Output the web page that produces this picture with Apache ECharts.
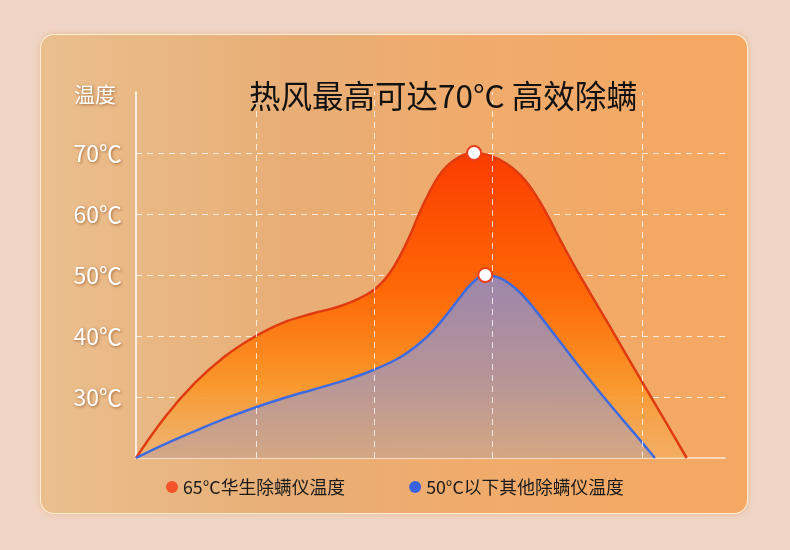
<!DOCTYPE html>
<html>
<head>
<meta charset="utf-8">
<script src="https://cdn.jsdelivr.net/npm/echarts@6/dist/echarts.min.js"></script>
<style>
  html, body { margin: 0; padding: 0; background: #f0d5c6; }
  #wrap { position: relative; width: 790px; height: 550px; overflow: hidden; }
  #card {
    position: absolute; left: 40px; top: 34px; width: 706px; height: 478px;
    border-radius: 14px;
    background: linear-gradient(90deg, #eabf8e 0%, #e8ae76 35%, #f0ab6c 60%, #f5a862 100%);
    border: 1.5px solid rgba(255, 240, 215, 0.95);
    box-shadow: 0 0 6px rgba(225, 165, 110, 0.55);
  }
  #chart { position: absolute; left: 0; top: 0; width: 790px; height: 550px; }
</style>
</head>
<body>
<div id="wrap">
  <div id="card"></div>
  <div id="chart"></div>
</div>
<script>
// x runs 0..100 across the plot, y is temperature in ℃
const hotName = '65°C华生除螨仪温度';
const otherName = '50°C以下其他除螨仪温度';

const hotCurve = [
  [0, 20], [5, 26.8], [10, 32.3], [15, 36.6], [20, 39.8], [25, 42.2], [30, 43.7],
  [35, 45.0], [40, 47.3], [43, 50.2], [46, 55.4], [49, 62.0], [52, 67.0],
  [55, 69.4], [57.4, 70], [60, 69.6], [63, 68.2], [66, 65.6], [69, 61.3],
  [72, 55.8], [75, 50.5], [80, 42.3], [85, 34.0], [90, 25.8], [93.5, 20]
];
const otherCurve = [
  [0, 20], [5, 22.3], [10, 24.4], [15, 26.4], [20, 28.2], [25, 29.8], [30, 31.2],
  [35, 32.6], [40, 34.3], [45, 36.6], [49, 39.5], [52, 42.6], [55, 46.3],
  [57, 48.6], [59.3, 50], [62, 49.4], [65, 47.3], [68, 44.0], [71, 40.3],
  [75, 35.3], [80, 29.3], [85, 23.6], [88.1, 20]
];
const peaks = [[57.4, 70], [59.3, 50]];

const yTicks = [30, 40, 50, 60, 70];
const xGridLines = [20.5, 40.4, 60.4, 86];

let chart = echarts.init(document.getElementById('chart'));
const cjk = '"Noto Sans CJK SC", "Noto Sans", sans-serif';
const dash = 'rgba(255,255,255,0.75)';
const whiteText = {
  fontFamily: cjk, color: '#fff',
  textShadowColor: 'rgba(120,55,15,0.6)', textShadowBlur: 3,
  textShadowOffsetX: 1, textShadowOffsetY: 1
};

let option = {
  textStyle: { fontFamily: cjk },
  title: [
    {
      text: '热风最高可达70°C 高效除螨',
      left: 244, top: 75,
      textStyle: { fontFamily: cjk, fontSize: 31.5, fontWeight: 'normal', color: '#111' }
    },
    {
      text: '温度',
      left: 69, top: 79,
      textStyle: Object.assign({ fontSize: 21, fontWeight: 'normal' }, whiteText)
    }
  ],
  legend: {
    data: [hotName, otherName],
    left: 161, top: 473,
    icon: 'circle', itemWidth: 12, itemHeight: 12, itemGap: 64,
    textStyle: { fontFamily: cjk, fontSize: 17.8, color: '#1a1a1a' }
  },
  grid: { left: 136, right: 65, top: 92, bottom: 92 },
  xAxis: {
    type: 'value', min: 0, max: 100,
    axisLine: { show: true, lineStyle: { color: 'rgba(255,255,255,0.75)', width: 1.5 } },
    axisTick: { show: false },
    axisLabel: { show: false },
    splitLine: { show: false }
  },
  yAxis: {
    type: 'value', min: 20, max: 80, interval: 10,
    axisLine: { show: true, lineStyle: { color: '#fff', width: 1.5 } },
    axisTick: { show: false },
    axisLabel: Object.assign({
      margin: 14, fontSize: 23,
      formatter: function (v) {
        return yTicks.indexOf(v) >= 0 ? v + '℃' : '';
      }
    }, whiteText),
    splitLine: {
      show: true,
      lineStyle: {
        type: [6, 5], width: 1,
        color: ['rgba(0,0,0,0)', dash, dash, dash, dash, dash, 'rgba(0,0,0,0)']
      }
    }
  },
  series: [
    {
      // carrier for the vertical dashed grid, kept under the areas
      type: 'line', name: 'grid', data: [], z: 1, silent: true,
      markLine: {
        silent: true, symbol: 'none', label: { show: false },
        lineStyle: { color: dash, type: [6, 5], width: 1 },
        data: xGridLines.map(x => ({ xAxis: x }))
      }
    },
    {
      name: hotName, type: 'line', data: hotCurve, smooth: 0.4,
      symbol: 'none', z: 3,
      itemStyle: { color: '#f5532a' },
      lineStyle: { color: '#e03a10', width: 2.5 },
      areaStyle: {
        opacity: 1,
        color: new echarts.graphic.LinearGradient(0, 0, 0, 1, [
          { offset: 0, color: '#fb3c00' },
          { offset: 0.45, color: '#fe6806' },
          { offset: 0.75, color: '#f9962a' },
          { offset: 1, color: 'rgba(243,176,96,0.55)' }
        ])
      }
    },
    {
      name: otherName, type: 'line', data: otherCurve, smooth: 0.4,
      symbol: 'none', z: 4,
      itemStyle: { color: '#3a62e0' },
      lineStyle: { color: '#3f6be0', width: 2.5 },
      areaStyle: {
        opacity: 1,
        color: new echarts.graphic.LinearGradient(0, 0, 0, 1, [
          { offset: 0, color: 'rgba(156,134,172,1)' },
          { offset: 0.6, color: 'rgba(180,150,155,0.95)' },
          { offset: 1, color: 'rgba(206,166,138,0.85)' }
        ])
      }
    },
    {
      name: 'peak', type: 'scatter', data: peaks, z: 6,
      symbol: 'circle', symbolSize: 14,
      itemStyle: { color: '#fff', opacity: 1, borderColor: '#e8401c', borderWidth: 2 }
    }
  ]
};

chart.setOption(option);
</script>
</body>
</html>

---

Set the pictures aside and transcribe the data above exactly.

FINISHED EXERCISE ::
Output the web page that produces this picture with Apache ECharts.
<!DOCTYPE html>
<html>
<head>
<meta charset="utf-8">
<script src="https://cdn.jsdelivr.net/npm/echarts@6/dist/echarts.min.js"></script>
<style>
  html, body { margin: 0; padding: 0; background: #f0d5c6; }
  #wrap { position: relative; width: 790px; height: 550px; overflow: hidden; }
  #card {
    position: absolute; left: 40px; top: 34px; width: 706px; height: 478px;
    border-radius: 14px;
    background: linear-gradient(90deg, #eabf8e 0%, #e8ae76 35%, #f0ab6c 60%, #f5a862 100%);
    border: 1.5px solid rgba(255, 240, 215, 0.95);
    box-shadow: 0 0 6px rgba(225, 165, 110, 0.55);
  }
  #chart { position: absolute; left: 0; top: 0; width: 790px; height: 550px; }
</style>
</head>
<body>
<div id="wrap">
  <div id="card"></div>
  <div id="chart"></div>
</div>
<script>
// x runs 0..100 across the plot, y is temperature in ℃
const hotName = '65°C华生除螨仪温度';
const otherName = '50°C以下其他除螨仪温度';

const hotCurve = [
  [0, 20], [5, 26.8], [10, 32.3], [15, 36.6], [20, 39.8], [25, 42.2], [30, 43.7],
  [35, 45.0], [40, 47.3], [43, 50.2], [46, 55.4], [49, 62.0], [52, 67.0],
  [55, 69.4], [57.4, 70], [60, 69.6], [63, 68.2], [66, 65.6], [69, 61.3],
  [72, 55.8], [75, 50.5], [80, 42.3], [85, 34.0], [90, 25.8], [93.5, 20]
];
const otherCurve = [
  [0, 20], [5, 22.3], [10, 24.4], [15, 26.4], [20, 28.2], [25, 29.8], [30, 31.2],
  [35, 32.6], [40, 34.3], [45, 36.6], [49, 39.5], [52, 42.6], [55, 46.3],
  [57, 48.6], [59.3, 50], [62, 49.4], [65, 47.3], [68, 44.0], [71, 40.3],
  [75, 35.3], [80, 29.3], [85, 23.6], [88.1, 20]
];
const peaks = [[57.4, 70], [59.3, 50]];

const yTicks = [30, 40, 50, 60, 70];
const xGridLines = [20.5, 40.4, 60.4, 86];

let chart = echarts.init(document.getElementById('chart'));
const cjk = '"Noto Sans CJK SC", "Noto Sans", sans-serif';
const dash = 'rgba(255,255,255,0.75)';
const whiteText = {
  fontFamily: cjk, color: '#fff',
  textShadowColor: 'rgba(120,55,15,0.6)', textShadowBlur: 3,
  textShadowOffsetX: 1, textShadowOffsetY: 1
};

let option = {
  textStyle: { fontFamily: cjk },
  title: [
    {
      text: '热风最高可达70°C 高效除螨',
      left: 244, top: 75,
      textStyle: { fontFamily: cjk, fontSize: 31.5, fontWeight: 'normal', color: '#111' }
    },
    {
      text: '温度',
      left: 69, top: 79,
      textStyle: Object.assign({ fontSize: 21, fontWeight: 'normal' }, whiteText)
    }
  ],
  legend: {
    data: [hotName, otherName],
    left: 161, top: 473,
    icon: 'circle', itemWidth: 12, itemHeight: 12, itemGap: 64,
    textStyle: { fontFamily: cjk, fontSize: 17.8, color: '#1a1a1a' }
  },
  grid: { left: 136, right: 65, top: 92, bottom: 92 },
  xAxis: {
    type: 'value', min: 0, max: 100,
    axisLine: { show: true, lineStyle: { color: 'rgba(255,255,255,0.75)', width: 1.5 } },
    axisTick: { show: false },
    axisLabel: { show: false },
    splitLine: { show: false }
  },
  yAxis: {
    type: 'value', min: 20, max: 80, interval: 10,
    axisLine: { show: true, lineStyle: { color: '#fff', width: 1.5 } },
    axisTick: { show: false },
    axisLabel: Object.assign({
      margin: 14, fontSize: 23,
      formatter: function (v) {
        return yTicks.indexOf(v) >= 0 ? v + '℃' : '';
      }
    }, whiteText),
    splitLine: {
      show: true,
      lineStyle: {
        type: [6, 5], width: 1,
        color: ['rgba(0,0,0,0)', dash, dash, dash, dash, dash, 'rgba(0,0,0,0)']
      }
    }
  },
  series: [
    {
      // carrier for the vertical dashed grid, kept under the areas
      type: 'line', name: 'grid', data: [], z: 1, silent: true,
      markLine: {
        silent: true, symbol: 'none', label: { show: false },
        lineStyle: { color: dash, type: [6, 5], width: 1 },
        data: xGridLines.map(x => ({ xAxis: x }))
      }
    },
    {
      name: hotName, type: 'line', data: hotCurve, smooth: 0.4,
      symbol: 'none', z: 3,
      itemStyle: { color: '#f5532a' },
      lineStyle: { color: '#e03a10', width: 2.5 },
      areaStyle: {
        opacity: 1,
        color: new echarts.graphic.LinearGradient(0, 0, 0, 1, [
          { offset: 0, color: '#fb3c00' },
          { offset: 0.45, color: '#fe6806' },
          { offset: 0.75, color: '#f9962a' },
          { offset: 1, color: 'rgba(243,176,96,0.55)' }
        ])
      }
    },
    {
      name: otherName, type: 'line', data: otherCurve, smooth: 0.4,
      symbol: 'none', z: 4,
      itemStyle: { color: '#3a62e0' },
      lineStyle: { color: '#3f6be0', width: 2.5 },
      areaStyle: {
        opacity: 1,
        color: new echarts.graphic.LinearGradient(0, 0, 0, 1, [
          { offset: 0, color: 'rgba(156,134,172,1)' },
          { offset: 0.6, color: 'rgba(180,150,155,0.95)' },
          { offset: 1, color: 'rgba(206,166,138,0.85)' }
        ])
      }
    },
    {
      name: 'peak', type: 'scatter', data: peaks, z: 6,
      symbol: 'circle', symbolSize: 14,
      itemStyle: { color: '#fff', opacity: 1, borderColor: '#e8401c', borderWidth: 2 }
    }
  ]
};

chart.setOption(option);
</script>
</body>
</html>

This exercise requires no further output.